> _DIRECTIONS_
From the records below, pull each line that has "page".

(Dataset rows)
★ ★ ★ ★ ★ ★ ★
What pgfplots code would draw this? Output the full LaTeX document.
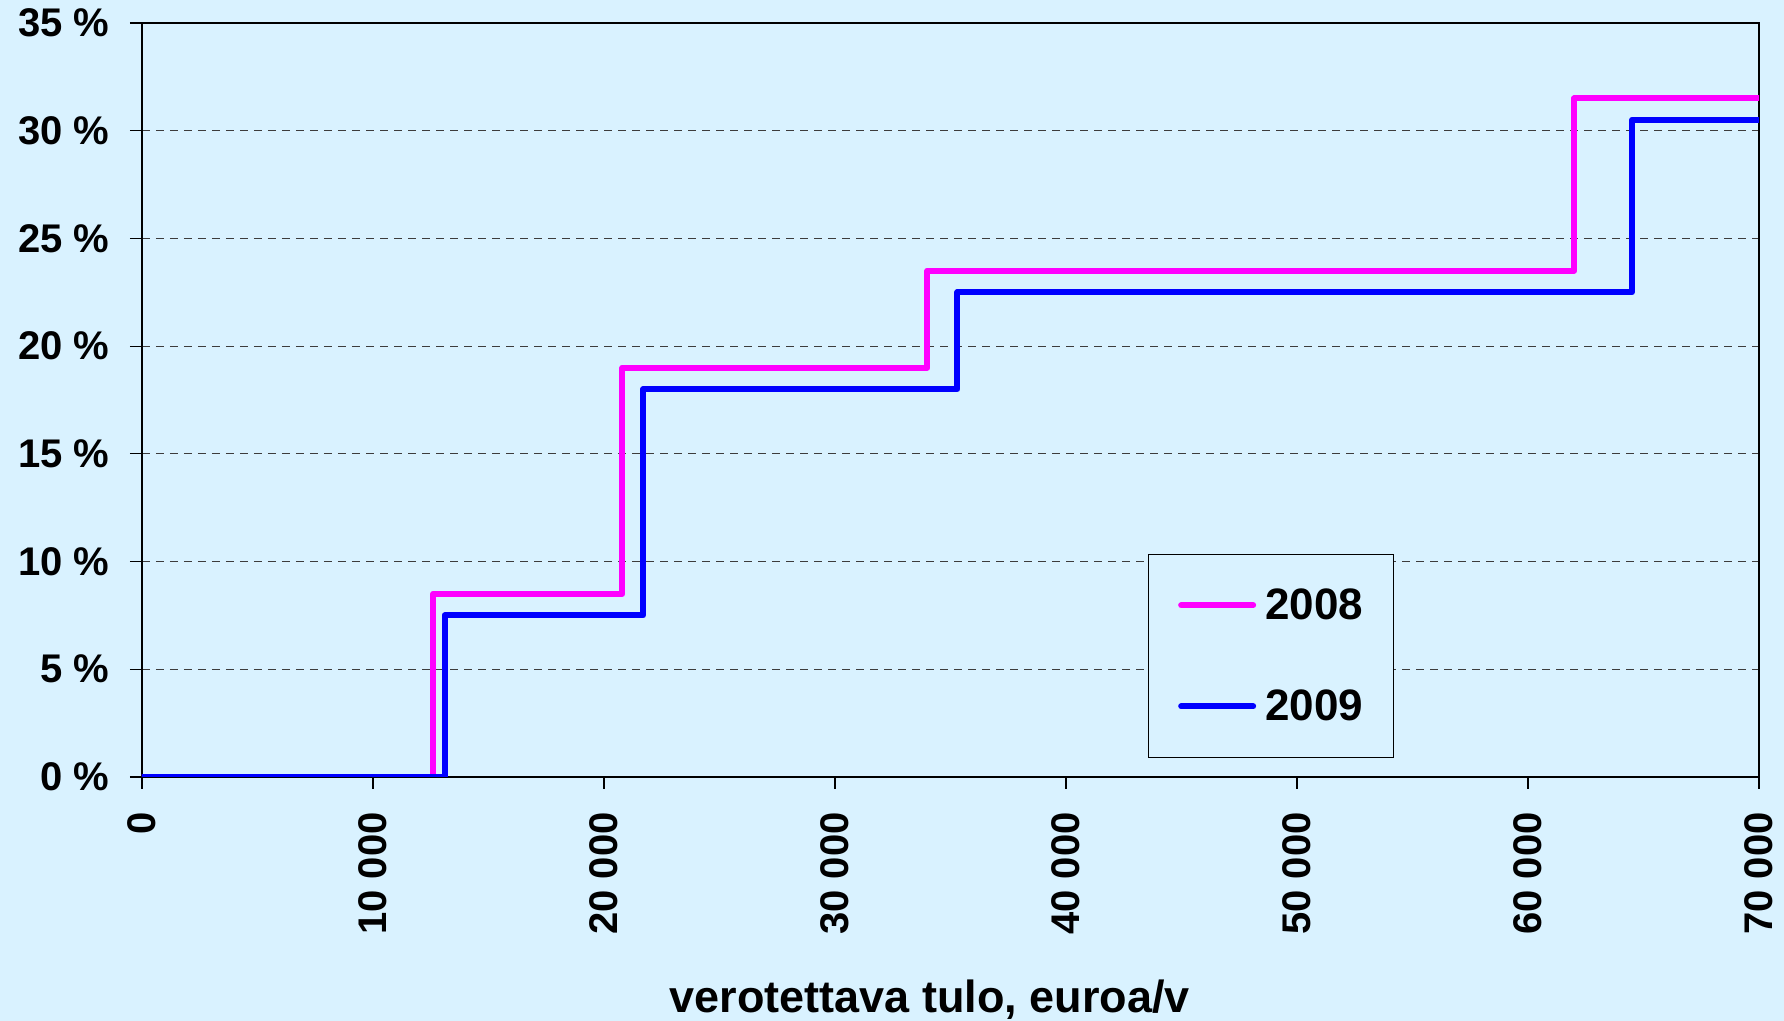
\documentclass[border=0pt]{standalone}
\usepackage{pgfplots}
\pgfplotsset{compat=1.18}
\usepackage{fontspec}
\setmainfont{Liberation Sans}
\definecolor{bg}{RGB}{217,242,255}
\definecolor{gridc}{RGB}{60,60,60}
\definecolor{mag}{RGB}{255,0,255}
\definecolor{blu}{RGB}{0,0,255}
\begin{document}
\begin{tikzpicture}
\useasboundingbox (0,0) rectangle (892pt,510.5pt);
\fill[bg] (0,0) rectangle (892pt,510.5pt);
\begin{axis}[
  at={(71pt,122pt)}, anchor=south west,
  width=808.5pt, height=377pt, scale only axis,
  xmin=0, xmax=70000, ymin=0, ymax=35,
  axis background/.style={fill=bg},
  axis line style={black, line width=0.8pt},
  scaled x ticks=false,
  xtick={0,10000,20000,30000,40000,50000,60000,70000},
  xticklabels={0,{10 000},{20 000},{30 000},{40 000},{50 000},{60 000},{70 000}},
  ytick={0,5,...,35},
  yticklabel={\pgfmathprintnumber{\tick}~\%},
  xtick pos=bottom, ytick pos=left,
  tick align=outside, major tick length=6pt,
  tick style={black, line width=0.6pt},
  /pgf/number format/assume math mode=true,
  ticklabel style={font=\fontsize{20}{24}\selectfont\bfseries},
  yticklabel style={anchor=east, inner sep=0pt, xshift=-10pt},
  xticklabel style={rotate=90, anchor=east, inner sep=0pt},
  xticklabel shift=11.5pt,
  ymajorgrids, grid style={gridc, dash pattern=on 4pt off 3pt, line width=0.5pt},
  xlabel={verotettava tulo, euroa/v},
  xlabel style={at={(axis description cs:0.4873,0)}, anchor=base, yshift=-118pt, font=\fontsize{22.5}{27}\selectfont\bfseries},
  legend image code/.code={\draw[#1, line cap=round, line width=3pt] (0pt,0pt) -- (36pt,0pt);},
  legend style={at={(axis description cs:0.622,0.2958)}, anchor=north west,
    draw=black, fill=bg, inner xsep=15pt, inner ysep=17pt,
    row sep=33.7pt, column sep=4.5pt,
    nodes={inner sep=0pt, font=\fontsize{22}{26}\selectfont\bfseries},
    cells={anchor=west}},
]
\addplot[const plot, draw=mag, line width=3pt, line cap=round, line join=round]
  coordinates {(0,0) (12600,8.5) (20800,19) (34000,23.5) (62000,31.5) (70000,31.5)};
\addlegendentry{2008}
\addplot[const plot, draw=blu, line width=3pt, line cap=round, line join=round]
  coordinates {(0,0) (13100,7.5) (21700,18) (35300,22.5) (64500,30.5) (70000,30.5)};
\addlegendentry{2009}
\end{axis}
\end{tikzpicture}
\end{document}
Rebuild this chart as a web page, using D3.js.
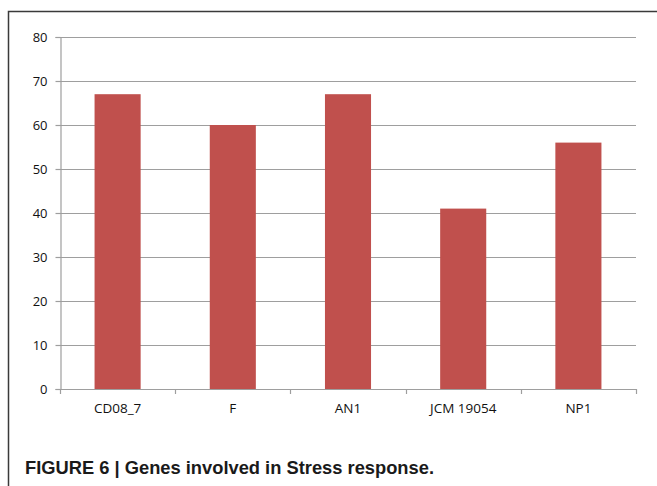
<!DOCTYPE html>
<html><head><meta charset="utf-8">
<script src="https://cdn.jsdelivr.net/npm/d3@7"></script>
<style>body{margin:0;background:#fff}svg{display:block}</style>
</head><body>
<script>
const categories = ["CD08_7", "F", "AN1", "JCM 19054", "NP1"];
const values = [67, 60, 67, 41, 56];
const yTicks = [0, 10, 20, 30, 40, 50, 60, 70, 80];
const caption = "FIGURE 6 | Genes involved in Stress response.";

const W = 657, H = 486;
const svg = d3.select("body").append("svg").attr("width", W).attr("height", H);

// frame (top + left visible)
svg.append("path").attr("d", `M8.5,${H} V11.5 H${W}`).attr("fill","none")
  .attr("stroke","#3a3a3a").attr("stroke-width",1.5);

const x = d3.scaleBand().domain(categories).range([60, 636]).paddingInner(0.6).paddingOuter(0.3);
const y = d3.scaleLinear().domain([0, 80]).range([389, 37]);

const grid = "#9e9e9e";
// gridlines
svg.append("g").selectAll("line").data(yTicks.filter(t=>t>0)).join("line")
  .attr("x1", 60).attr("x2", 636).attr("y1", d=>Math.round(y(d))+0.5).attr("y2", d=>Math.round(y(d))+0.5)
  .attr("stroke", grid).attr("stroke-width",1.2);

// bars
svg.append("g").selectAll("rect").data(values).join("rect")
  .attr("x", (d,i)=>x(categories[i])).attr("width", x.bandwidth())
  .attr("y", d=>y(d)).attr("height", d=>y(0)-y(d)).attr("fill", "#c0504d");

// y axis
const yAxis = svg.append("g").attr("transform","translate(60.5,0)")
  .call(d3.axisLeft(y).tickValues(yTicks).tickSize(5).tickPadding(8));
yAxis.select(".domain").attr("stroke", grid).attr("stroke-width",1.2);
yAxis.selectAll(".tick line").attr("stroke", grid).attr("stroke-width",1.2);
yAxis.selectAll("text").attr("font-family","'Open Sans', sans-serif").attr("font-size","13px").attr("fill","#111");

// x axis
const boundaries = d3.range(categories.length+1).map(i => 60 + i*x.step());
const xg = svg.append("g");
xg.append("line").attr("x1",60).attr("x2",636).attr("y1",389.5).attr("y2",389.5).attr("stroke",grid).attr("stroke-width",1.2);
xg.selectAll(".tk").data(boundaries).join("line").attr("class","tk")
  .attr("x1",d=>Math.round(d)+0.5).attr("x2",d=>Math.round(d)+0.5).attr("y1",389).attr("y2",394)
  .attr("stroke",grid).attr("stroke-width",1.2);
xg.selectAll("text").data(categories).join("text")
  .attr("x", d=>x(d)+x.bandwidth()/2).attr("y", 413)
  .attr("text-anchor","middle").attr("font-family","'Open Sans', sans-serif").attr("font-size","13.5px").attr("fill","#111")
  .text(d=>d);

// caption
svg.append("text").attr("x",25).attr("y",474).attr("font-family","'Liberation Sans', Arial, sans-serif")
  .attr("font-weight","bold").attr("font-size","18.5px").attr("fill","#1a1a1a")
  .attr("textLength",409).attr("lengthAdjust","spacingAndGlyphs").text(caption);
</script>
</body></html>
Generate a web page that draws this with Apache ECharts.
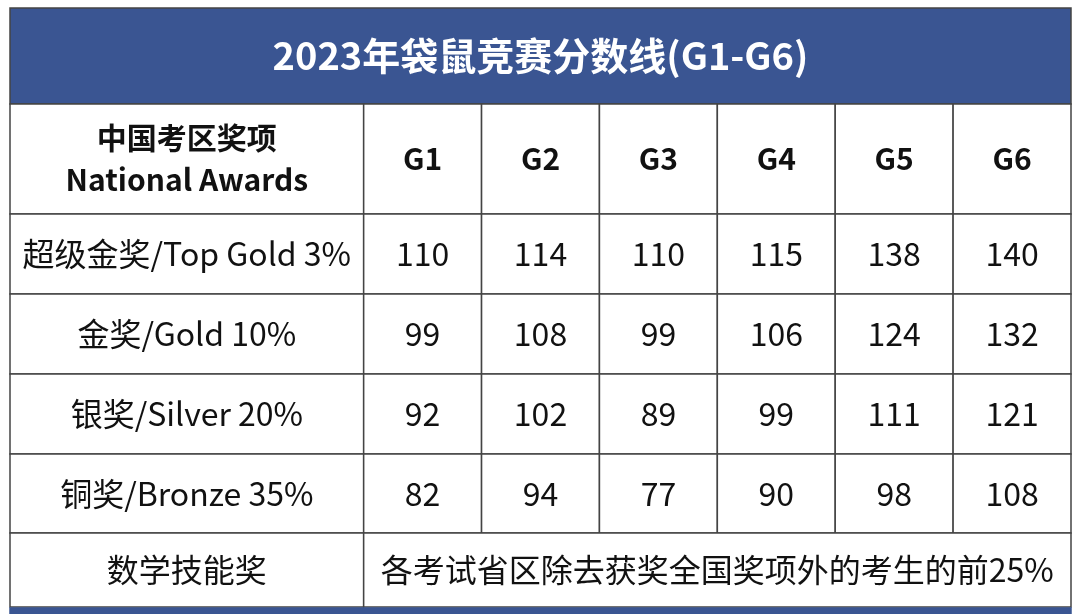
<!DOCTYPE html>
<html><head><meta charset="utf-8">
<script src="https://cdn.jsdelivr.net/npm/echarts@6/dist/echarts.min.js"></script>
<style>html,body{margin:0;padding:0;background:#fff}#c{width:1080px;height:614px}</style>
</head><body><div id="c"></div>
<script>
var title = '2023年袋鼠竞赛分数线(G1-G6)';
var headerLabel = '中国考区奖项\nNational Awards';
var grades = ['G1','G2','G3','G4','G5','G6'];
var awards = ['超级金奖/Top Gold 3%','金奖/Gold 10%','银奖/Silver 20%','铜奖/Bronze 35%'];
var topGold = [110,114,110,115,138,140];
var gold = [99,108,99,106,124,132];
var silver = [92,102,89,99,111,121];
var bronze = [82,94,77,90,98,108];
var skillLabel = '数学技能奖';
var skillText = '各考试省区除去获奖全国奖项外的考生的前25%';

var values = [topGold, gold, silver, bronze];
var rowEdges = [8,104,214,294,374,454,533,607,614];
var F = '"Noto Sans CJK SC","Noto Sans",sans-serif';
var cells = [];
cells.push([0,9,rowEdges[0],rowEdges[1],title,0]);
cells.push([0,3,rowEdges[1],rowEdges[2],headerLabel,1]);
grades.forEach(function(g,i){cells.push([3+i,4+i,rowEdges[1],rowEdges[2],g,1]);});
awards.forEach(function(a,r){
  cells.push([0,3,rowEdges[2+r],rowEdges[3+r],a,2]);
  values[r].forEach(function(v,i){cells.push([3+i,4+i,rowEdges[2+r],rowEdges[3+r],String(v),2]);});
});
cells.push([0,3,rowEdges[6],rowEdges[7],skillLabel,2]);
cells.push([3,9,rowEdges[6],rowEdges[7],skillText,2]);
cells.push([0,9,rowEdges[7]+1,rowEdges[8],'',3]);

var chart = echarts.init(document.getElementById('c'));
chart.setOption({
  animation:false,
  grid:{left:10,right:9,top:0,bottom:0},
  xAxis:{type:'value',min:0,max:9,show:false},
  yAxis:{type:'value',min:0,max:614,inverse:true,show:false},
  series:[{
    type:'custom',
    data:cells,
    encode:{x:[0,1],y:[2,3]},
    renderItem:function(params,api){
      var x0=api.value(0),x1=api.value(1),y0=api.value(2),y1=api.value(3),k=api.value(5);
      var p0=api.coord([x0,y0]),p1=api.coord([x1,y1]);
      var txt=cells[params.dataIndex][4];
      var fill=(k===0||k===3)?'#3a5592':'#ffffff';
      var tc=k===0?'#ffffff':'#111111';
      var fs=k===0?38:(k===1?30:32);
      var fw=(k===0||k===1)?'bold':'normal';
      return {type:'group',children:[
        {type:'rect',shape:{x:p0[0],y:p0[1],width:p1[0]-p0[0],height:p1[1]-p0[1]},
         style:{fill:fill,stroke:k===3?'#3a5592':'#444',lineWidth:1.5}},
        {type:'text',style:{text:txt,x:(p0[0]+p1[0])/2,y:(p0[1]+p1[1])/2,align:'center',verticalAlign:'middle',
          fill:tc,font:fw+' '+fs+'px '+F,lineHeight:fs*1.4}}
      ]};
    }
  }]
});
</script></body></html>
★ ★ ★ ★ ★ ★ ★
> _ANSWER BELOW_
Rebuild this chart as a web page, using D3.js.
Generate a web page that draws this with Apache ECharts.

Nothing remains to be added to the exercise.